* **Instructions to follow**
Quote from the first line below through the line that contains "import * as", both included, and leave the pictures out.

begin

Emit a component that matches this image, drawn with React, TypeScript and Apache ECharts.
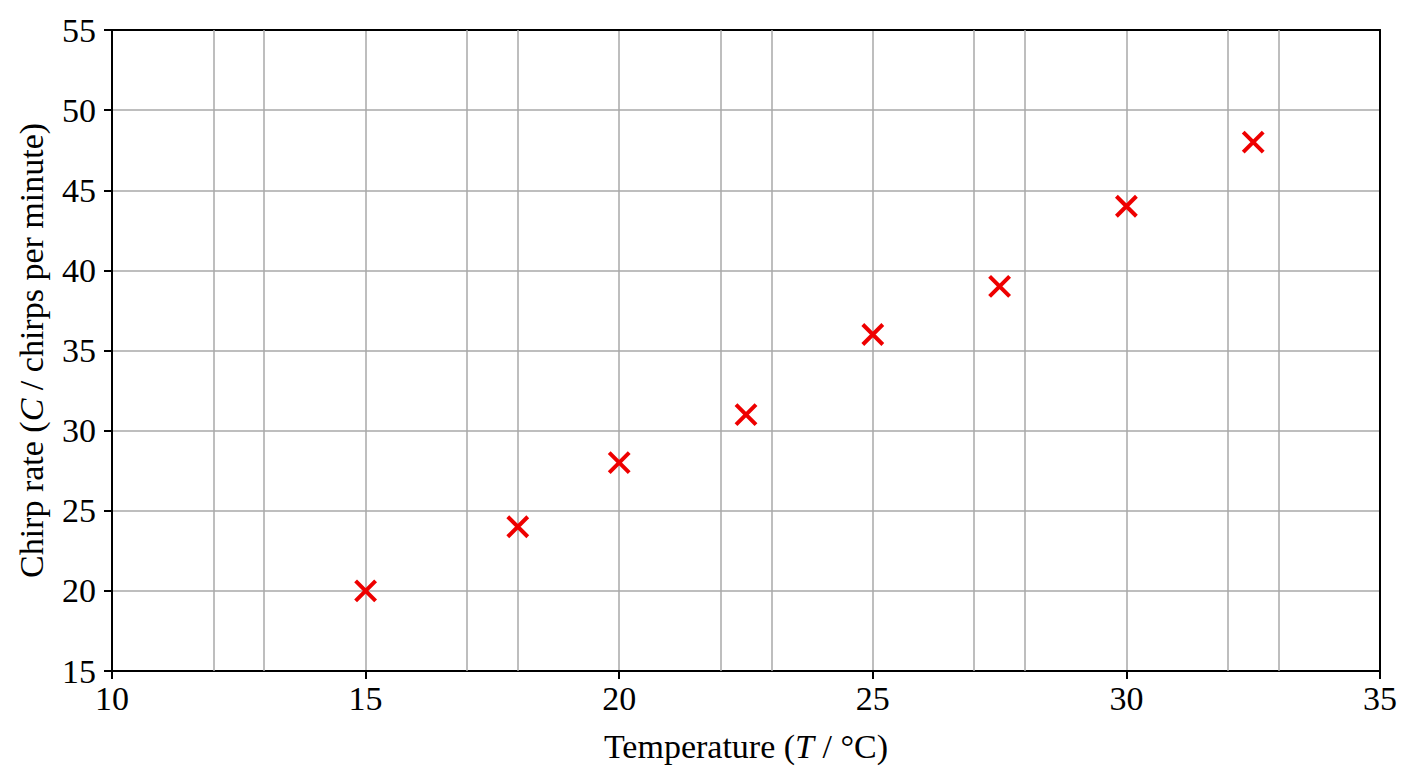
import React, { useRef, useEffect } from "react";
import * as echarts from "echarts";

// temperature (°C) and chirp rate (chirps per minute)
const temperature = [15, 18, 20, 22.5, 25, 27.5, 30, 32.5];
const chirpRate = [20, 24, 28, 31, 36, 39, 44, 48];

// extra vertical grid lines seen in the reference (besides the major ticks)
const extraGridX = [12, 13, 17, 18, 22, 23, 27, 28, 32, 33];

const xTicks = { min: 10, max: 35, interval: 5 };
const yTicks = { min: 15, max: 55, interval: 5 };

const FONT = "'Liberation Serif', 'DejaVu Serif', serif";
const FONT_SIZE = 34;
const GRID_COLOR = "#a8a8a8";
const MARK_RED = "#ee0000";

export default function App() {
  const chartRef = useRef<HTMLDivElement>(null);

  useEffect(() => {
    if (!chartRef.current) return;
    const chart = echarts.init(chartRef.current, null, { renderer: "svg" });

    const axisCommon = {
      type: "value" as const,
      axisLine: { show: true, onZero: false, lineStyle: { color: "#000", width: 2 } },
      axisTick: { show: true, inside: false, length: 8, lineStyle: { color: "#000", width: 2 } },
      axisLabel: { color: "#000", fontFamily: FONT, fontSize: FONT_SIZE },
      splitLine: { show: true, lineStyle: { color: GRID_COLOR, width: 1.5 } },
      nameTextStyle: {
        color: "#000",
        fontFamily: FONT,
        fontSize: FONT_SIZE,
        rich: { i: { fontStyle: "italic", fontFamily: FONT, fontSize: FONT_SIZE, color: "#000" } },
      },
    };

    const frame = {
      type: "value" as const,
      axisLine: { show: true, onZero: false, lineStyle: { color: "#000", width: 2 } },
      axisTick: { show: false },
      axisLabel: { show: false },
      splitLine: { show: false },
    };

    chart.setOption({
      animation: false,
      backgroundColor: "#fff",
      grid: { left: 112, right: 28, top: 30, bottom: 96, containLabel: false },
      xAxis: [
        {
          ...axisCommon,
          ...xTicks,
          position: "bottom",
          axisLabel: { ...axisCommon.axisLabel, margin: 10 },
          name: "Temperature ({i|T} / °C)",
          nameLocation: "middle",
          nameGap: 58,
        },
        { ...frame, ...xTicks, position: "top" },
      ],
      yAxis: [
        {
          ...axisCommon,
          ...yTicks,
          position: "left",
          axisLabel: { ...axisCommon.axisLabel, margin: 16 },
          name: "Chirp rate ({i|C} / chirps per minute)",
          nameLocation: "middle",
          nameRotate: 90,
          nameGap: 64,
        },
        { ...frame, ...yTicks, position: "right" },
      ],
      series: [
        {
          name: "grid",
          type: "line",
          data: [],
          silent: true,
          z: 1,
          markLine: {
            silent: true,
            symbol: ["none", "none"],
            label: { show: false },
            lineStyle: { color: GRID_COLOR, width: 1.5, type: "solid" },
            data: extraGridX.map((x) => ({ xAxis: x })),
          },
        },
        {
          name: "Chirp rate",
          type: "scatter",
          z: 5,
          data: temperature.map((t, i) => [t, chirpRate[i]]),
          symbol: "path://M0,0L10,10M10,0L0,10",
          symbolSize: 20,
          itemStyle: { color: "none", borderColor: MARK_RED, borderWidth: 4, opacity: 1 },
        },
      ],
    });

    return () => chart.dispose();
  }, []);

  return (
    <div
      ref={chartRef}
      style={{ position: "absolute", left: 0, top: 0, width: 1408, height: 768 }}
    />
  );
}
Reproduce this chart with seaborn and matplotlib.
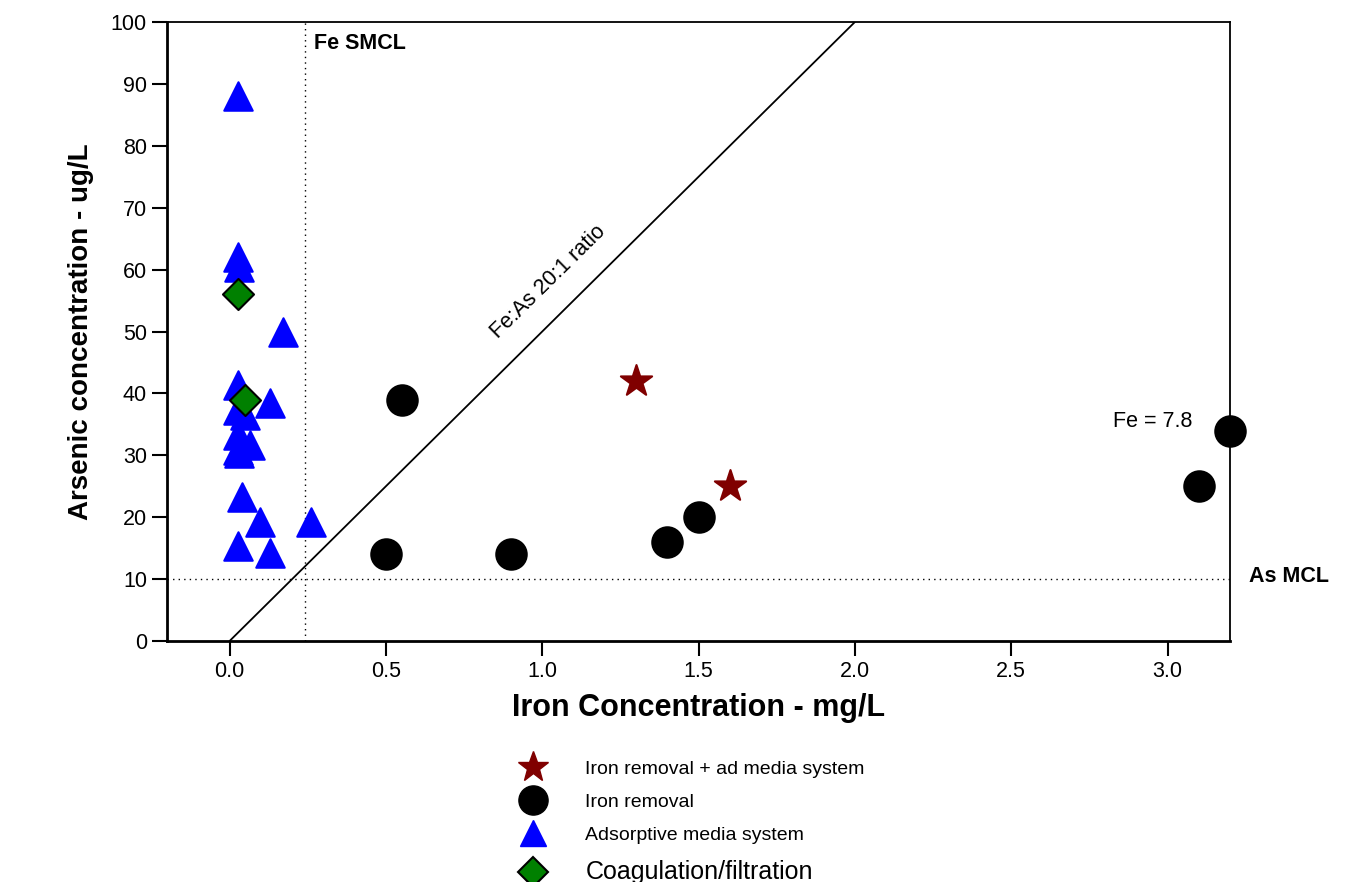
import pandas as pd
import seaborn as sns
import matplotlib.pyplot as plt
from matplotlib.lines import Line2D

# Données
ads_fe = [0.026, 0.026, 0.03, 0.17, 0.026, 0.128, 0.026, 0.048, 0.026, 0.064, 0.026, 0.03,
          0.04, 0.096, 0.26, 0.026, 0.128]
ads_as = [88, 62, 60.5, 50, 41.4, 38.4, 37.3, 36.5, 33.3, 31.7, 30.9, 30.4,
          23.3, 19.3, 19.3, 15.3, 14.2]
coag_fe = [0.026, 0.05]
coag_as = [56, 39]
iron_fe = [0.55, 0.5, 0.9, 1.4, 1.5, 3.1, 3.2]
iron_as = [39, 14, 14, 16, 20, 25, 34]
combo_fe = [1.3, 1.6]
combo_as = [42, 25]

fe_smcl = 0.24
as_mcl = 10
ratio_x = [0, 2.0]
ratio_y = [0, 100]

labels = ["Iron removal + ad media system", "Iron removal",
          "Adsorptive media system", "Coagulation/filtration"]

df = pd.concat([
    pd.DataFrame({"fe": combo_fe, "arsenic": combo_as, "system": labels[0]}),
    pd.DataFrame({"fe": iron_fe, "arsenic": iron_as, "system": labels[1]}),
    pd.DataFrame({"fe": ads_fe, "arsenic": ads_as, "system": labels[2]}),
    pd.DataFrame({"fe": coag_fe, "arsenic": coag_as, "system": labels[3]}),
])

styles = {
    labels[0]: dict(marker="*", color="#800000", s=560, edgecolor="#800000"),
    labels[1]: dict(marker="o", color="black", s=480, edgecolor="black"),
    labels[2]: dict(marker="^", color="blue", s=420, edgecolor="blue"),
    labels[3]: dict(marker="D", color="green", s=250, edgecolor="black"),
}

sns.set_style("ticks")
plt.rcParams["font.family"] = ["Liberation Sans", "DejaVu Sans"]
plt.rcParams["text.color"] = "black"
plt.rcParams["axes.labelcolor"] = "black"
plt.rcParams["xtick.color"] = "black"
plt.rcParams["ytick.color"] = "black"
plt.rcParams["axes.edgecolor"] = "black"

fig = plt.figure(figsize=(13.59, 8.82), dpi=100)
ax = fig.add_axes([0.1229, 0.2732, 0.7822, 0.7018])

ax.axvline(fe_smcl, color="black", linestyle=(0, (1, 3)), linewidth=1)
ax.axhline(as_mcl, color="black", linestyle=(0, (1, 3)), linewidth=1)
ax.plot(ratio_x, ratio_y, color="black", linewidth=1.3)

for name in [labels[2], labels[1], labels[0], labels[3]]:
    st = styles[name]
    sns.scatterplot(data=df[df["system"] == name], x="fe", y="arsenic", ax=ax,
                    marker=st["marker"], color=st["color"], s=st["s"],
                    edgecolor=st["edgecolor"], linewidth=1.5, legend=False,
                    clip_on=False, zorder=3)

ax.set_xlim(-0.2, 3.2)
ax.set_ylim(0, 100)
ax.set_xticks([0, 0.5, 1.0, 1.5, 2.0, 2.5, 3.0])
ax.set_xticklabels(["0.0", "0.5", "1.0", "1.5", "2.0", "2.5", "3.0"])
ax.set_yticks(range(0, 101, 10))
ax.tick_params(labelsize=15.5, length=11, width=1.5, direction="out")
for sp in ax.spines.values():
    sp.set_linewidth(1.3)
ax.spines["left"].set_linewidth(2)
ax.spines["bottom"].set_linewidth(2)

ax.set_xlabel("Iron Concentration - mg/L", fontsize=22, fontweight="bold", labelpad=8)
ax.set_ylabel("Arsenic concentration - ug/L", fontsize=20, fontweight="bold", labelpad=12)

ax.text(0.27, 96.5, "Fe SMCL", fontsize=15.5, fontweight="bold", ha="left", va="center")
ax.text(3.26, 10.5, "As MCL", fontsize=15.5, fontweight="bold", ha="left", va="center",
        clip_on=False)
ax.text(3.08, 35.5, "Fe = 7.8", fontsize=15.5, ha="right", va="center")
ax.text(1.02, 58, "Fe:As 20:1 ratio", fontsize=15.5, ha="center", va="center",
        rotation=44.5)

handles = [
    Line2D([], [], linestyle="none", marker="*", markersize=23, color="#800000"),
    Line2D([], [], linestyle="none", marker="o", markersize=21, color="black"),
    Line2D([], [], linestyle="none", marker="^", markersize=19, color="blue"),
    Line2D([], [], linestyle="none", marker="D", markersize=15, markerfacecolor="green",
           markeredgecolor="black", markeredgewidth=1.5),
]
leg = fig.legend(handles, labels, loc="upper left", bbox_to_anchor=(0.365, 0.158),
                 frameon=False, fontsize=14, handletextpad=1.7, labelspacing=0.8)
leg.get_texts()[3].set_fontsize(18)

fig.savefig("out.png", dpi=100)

end

* **Expected answer**
Emit a component that matches this image, drawn with React, TypeScript and Apache ECharts.
import React, { useRef, useEffect } from "react";
import * as echarts from "echarts";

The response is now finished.